Zwar könne man die Situation nicht mit jener zum Beispiel bei ZF vergleichen. «Bei uns gibt es wenige rein aufs Auto getrimmte Zulieferer», so Schulze: Fast 70 Prozent sind KMU und fast alle in diversen Branchen aktiv. «Die Abhängigkeit ist also geringer.» Zudem sind Schweizer Zulieferer, gepeinigt durch den starken, also Exporte verteuernden Franken und durch hohe Löhne, Sparen gewohnt und effizient und stabil – auch wenn es noch Potenzial zum Beispiel bei der Automatisierung gibt. Also nur ein Sturm im Wasserglas? Das leider doch nicht. Beispiel Feintool, Experte für Metallbearbeitung. Am Hauptsitz des global tätigen Unternehmens in Lyss BE sollen 70 von 200 Stellen wegfallen: Verlagerung nach Tschechien wegen des starken Frankens. Doch umgekehrt wird betont: Feintool sei breit aufgestellt und diversifiziere ausserhalb des Autobaus. Ebenfalls positiv: Zwar liefern Schweizer Zulieferer bereits zur Hälfte für E-Autos zu, aber vier Fünftel für Verbrenner.

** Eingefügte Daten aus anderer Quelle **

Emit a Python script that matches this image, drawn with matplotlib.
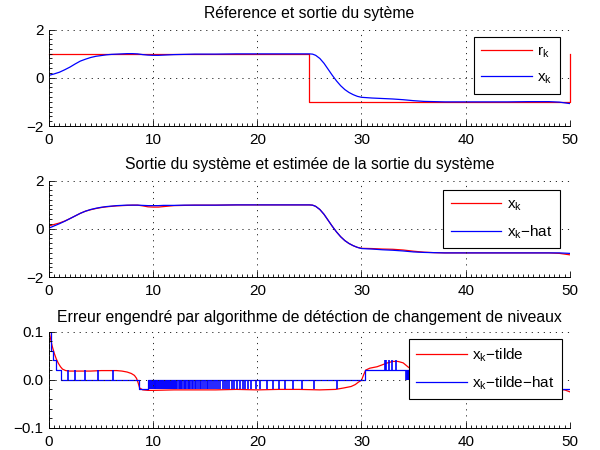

«Könnte auch Schweizer Jobs kosten»

Sind Schweizer Firmen also auf den Sparkurs von VW und Co. vorbereitet? «Sie sind nicht unvorbereitet», sagt Professorin Schulze diplomatisch. «Der kritische Faktor ist, ob es im Fall des Falles gelingt, auf andere Branchen auszuweichen: Kundengruppen zu erschliessen und Produkte zu entwickeln, ist herausfordernd. Aber das muss man individuell pro Unternehmen anschauen, für Pauschalurteile ist die Lage zu komplex. Ja, die Situation könnte Schweizer Jobs kosten. Aber: Ich sehe nicht, dass morgen alle auf der Strasse stehen.»

 

Die Schweizer Autoindustrie

Die nach 2008, 2013 und 2018 jüngste 2023er-Studie von Swiss Car zur Schweizer Autozulieferindustrie zählt 578 Schweizer Unternehmen auf, die allein im Inland mit rund 32'000 Mitarbeitenden jährlich 13 Milliarden Franken Umsatz machen. Typisch für die Schweiz: 69 Prozent der Firmen sind KMU. Und generell ist die Schweiz bei Forschung und Entwicklung sehr stark. Die Hauptabnehmer sind deutsche Automarken. Bei den Unternehmen spannt sich der Bogen von Fahrzeugherstellern wie Busbauer Carrosserie Hess aus Bellach SO über viele Teile- und Komponentenhersteller wie Autoneum (Weltmarktführer Wärme-/Akustikdämmung) aus Winterthur ZH oder Ems-Chemie (Domat/Ems) bis hin zu Maschinen-/Anlagenbauern wie Reishauer aus Wallisellen ZH (Zahnradschleifmaschinen) und solche Spezialisten wie etwa Sika aus Baar ZG (Klebstoffe).